Loro viejo no aprende a hablar francés





Aprender un idioma requiere no solo esfuerzo, sino también un oído dispuesto y afinado, algo que no todos poseemos. A los niños se les facilita este aprendizaje porque su cerebro, aún en formación, crea nuevas conexiones con rapidez. Absorben el lenguaje de manera intuitiva, sin preocuparse por reglas gramaticales, simplemente escuchando e imitando lo que oyen en su entorno.

Los adultos, en cambio, tropiezan con la trampa de la comparación: intentan traducir mentalmente y buscan paralelismos con su lengua materna, lo que a menudo genera bloqueos. Además, el miedo al error y al ridículo puede frenar su progreso. Los niños no tienen esas barreras; hablan sin vergüenza, sin preocuparse por la perfección.
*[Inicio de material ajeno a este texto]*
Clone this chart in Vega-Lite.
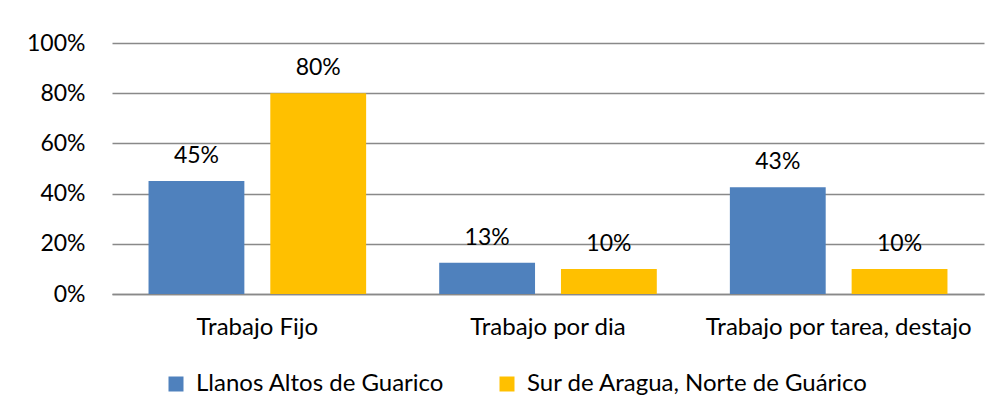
{
  "$schema": "https://vega.github.io/schema/vega-lite/v6.json",
  "autosize": {"type": "none"},
  "padding": {"left": 112, "top": 43, "right": 14, "bottom": 122},
  "width": 872,
  "height": 251,
  "background": "white",
  "config": {
    "view": {"stroke": null},
    "font": "Lato",
    "text": {"font": "Lato"}
  },
  "data": {
    "values": [
      {"cat": "Trabajo Fijo", "serie": "Llanos Altos de Guarico", "valor": 0.45},
      {"cat": "Trabajo Fijo", "serie": "Sur de Aragua, Norte de Guárico", "valor": 0.80},
      {"cat": "Trabajo por dia", "serie": "Llanos Altos de Guarico", "valor": 0.125},
      {"cat": "Trabajo por dia", "serie": "Sur de Aragua, Norte de Guárico", "valor": 0.10},
      {"cat": "Trabajo por tarea, destajo", "serie": "Llanos Altos de Guarico", "valor": 0.425},
      {"cat": "Trabajo por tarea, destajo", "serie": "Sur de Aragua, Norte de Guárico", "valor": 0.10}
    ]
  },
  "encoding": {
    "x": {
      "field": "cat", "type": "nominal", "sort": null,
      "scale": {"paddingInner": 0, "paddingOuter": 0},
      "axis": {
        "title": null, "labelAngle": 0, "ticks": false, "labelLimit": 0,
        "domainColor": "#898989", "domainWidth": 1.3,
        "labelFont": "Lato", "labelFontSize": 24, "labelColor": "#000000",
        "labelPadding": 21
      }
    },
    "xOffset": {
      "field": "serie", "type": "nominal", "sort": null,
      "scale": {"paddingInner": 0.213, "paddingOuter": 0.3}
    },
    "y": {
      "field": "valor", "type": "quantitative",
      "scale": {"domain": [0, 1], "nice": false},
      "axis": {
        "title": null, "format": ".0%", "values": [0, 0.2, 0.4, 0.6, 0.8, 1],
        "domain": false, "ticks": false,
        "gridColor": "#898989", "gridWidth": 1.3,
        "labelFont": "Lato", "labelFontSize": 23, "labelColor": "#000000",
        "labelPadding": 27
      }
    }
  },
  "layer": [
    {
      "mark": {"type": "bar"},
      "encoding": {
        "color": {
          "field": "serie", "type": "nominal", "sort": null,
          "scale": {"range": ["#4F81BD", "#FFC000"]},
          "legend": {
            "title": null, "orient": "none", "direction": "horizontal",
            "legendX": 52, "legendY": 329, "labelLimit": 0,
            "symbolType": "square", "symbolSize": 225, "symbolStrokeWidth": 0,
            "labelFont": "Lato", "labelFontSize": 24, "labelColor": "#000000",
            "labelOffset": 8, "columnPadding": 50, "padding": 0
          }
        }
      }
    },
    {
      "mark": {"type": "text", "baseline": "alphabetic", "dy": -18, "fontSize": 23, "font": "Lato", "color": "#000000"},
      "encoding": {
        "text": {"field": "valor", "type": "quantitative", "format": ".0%"}
      }
    }
  ]
}
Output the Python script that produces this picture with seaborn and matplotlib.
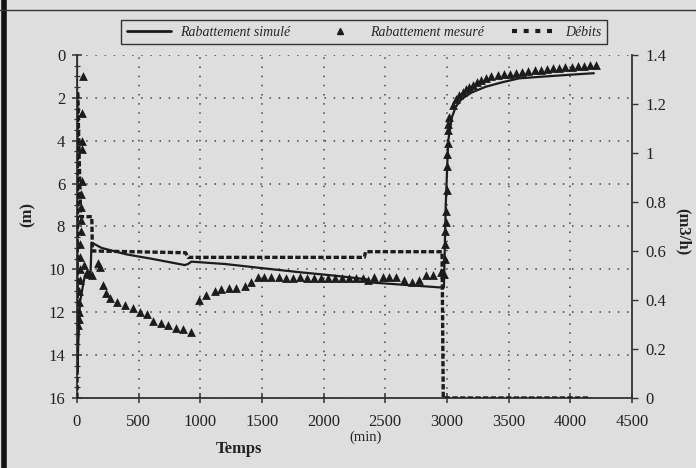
import numpy as np
import pandas as pd
import matplotlib
matplotlib.use('Agg')
import matplotlib.pyplot as plt
from matplotlib.lines import Line2D
from matplotlib.ticker import MultipleLocator, FuncFormatter
import seaborn as sns

# ## data
# simulated drawdown (m)
t_sim = [0, 4, 10, 25, 60, 110, 118, 200, 400, 600, 874, 900, 928, 1200, 1480, 1800, 2100,
         2344, 2355, 2600, 2962, 2975, 2990, 3010, 3040, 3072, 3120, 3200, 3315, 3450, 3584,
         3800, 4000, 4191]
s_sim = [0, 14.8, 13.5, 11.5, 10.4, 10.2, 8.75, 9.0, 9.3, 9.5, 9.8, 9.75, 9.64, 9.75, 9.93,
         10.13, 10.3, 10.46, 10.6, 10.7, 10.85, 10.85, 7.0, 4.0, 2.9, 2.41, 2.05, 1.75, 1.48,
         1.27, 1.09, 1.0, 0.92, 0.85]

# measured drawdown (m)
t_mes = [12, 14, 16, 18, 20, 22, 24, 26, 28, 30, 32, 34, 36, 38, 40, 42, 44, 46,
         60, 80, 100, 119, 173, 186,
         213, 235, 267, 321, 388, 456, 510, 564, 618, 685, 739, 806, 860, 928,
         990, 1049, 1117, 1171, 1232, 1292, 1359, 1413, 1467,
         1520, 1577, 1634, 1691, 1748, 1805, 1862, 1919, 1976, 2033, 2090, 2147, 2204, 2261,
         2318, 2360, 2410, 2478, 2532, 2587, 2654, 2713, 2775, 2829, 2883, 2950,
         2975, 2980, 2984, 2988, 2991, 2994, 2997, 3000, 3003, 3006, 3009, 3012,
         3018, 3045, 3072, 3099, 3126, 3153, 3180, 3210, 3240, 3275, 3315, 3360, 3410, 3460,
         3510, 3560, 3610, 3660, 3710, 3760, 3810, 3860, 3910, 3960, 4010, 4060, 4110, 4160,
         4205]
s_mes = [12.6, 12.3, 12.0, 11.5, 11.0, 10.5, 10.0, 9.4, 8.8, 8.2, 7.7, 7.1, 6.5, 5.9, 4.4,
         4.0, 2.7, 1.0,
         9.8, 10.1, 10.2, 10.26, 9.72, 9.9,
         10.73, 11.1, 11.35, 11.5, 11.66, 11.8, 11.97, 12.1, 12.4, 12.5, 12.6, 12.75, 12.8, 12.9,
         11.43, 11.2, 11.0, 10.93, 10.88, 10.85, 10.78, 10.57, 10.34,
         10.35, 10.37, 10.37, 10.38, 10.38, 10.37, 10.38, 10.38, 10.4, 10.4, 10.4, 10.4, 10.4,
         10.42, 10.42, 10.5, 10.37, 10.37, 10.37, 10.37, 10.5, 10.57, 10.5, 10.26, 10.26, 10.1,
         10.2, 9.5, 8.8, 8.2, 7.8, 7.3, 6.3, 5.2, 4.6, 4.1, 3.5, 3.2,
         2.88, 2.33, 2.05, 1.87, 1.72, 1.6, 1.48, 1.38, 1.28, 1.18, 1.09, 1.0, 0.94, 0.9,
         0.87, 0.85, 0.8, 0.76, 0.72, 0.69, 0.66, 0.63, 0.6, 0.58, 0.55, 0.53, 0.51, 0.49,
         0.47]

# discharge (m3/h)
t_q = [0, 5, 30, 120, 125, 880, 900, 2330, 2340, 2960, 2970, 4150]
q = [0, 1.25, 0.74, 0.74, 0.6, 0.593, 0.574, 0.574, 0.597, 0.597, 0, 0]

bg = '#dedede'
ink = '#1c1c1c'

sns.set_style('ticks')
plt.rcParams['font.family'] = ['Liberation Serif', 'DejaVu Serif']

fig, ax = plt.subplots(figsize=(6.96, 4.68), dpi=100)
fig.patch.set_facecolor(bg)
ax.set_facecolor(bg)
fig.subplots_adjust(left=0.1106, right=0.908, top=0.8825, bottom=0.1496)

df_sim = pd.DataFrame({'t': t_sim, 's': s_sim})
df_mes = pd.DataFrame({'t': t_mes, 's': s_mes})
df_q = pd.DataFrame({'t': t_q, 'q': q})

sns.lineplot(data=df_sim, x='t', y='s', ax=ax, sort=False, estimator=None,
             color=ink, lw=1.6)
sns.scatterplot(data=df_mes, x='t', y='s', ax=ax, marker='^', s=40,
                color=ink, edgecolor=ink, linewidth=0)

ax2 = ax.twinx()
sns.lineplot(data=df_q, x='t', y='q', ax=ax2, sort=False, estimator=None,
             color=ink, lw=2.4)
ax2.lines[0].set_dashes([1.6, 0.7])

ax.set_xlim(0, 4500)
ax.set_ylim(16, 0)
ax2.set_ylim(0, 1.4)

ax.xaxis.set_major_locator(MultipleLocator(500))
ax.yaxis.set_major_locator(MultipleLocator(2))
ax.yaxis.set_minor_locator(MultipleLocator(0.5))
ax2.yaxis.set_major_locator(MultipleLocator(0.2))
ax2.yaxis.set_major_formatter(FuncFormatter(lambda v, p: '%g' % round(v, 1)))

ax.grid(True, which='major', color='#444444', linestyle=(0, (1, 5)), lw=1.1)
ax.set_xlabel('')
ax.set_ylabel('')
ax2.set_ylabel('')

for a in (ax, ax2):
    a.spines['top'].set_visible(False)
    for sp in a.spines.values():
        sp.set_color('#333333')
        sp.set_linewidth(1.3)
ax.spines['right'].set_visible(False)
ax2.spines['left'].set_visible(False)
ax2.spines['bottom'].set_visible(False)

ax.tick_params(axis='x', which='major', direction='inout', length=7, width=1.1,
               labelsize=12, colors='#333333', labelcolor='#222222', pad=8)
ax.tick_params(axis='y', which='major', direction='inout', length=7, width=1.1,
               labelsize=12, colors='#333333', labelcolor='#222222', pad=5)
ax.tick_params(axis='y', which='minor', direction='inout', length=4, width=0.9,
               colors='#333333')
ax2.tick_params(axis='y', which='major', direction='out', length=4, width=1,
                labelsize=12, colors='#333333', labelcolor='#222222', pad=6)

fig.text(28 / 696, 1 - 215 / 468, '(m)', rotation=90, ha='center', va='center',
         fontsize=12, fontweight='bold', color='#222222')
fig.text(683 / 696, 1 - 232 / 468, '(m3/h)', rotation=270, ha='center', va='center',
         fontsize=12, fontweight='bold', color='#222222')
fig.text(239 / 696, 1 - 449 / 468, 'Temps', ha='center', va='center',
         fontsize=12, fontweight='bold', color='#222222')
fig.text(366 / 696, 1 - 437 / 468, '(min)', ha='center', va='center',
         fontsize=10.5, color='#222222')

handles = [Line2D([], [], color=ink, lw=2),
           Line2D([], [], color=ink, marker='^', linestyle='none', markersize=5),
           Line2D([], [], color=ink, lw=3, dashes=[1.2, 1.6])]
labels = ['Rabattement simulé', 'Rabattement mesuré', 'Débits']
leg = fig.legend(handles, labels, loc='center', bbox_to_anchor=(364 / 696, 1 - 32 / 468),
                 ncol=3, frameon=True, fancybox=False, edgecolor='#333333', facecolor=bg,
                 framealpha=1, handlelength=3.2, handletextpad=0.6, columnspacing=2.0,
                 borderpad=0.4, prop={'family': 'Liberation Serif', 'style': 'italic',
                                      'size': 10})
leg.get_frame().set_linewidth(1.0)

# scan border
fig.add_artist(Line2D([4 / 696, 4 / 696], [0, 1], color='#111111', lw=4,
                      transform=fig.transFigure))
fig.add_artist(Line2D([0, 1], [1 - 10 / 468, 1 - 10 / 468], color='#333333', lw=1,
                      transform=fig.transFigure))

fig.savefig('out.png', dpi=100, facecolor=bg)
Ignacio, desde su asiento en un aula de Montreal, observa con picardía a sus compañeros de edad avanzada esforzándose por seguir el ritmo de la clase de francés. Parece que entienden los textos cortos que la profesora lee con pausa y claridad, pero él sabe que la verdadera prueba no está en el aula, sino en la calle.

El francés, especialmente el quebequés, es un reto mayor para los adultos. Aunque comparte raíces con el español y algunas palabras resultan familiares, la pronunciación es el verdadero escollo. En la clase, todo parece comprensible gracias a la dicción pausada de la profesora, pero una vez fuera, la realidad golpea: el primer encuentro con un quebequés parlanchín es suficiente para dejarlos en blanco. El torrente de palabras, sin pausas distinguibles, se convierte en un enigma indescifrable. De repente, lo aprendido en clase parece inútil.

Ignacio sonríe para sus adentros. No es que los loros viejos no puedan aprender a hablar, es solo que a veces necesitan un poco más de paciencia... y tal vez unos buenos subtítulos.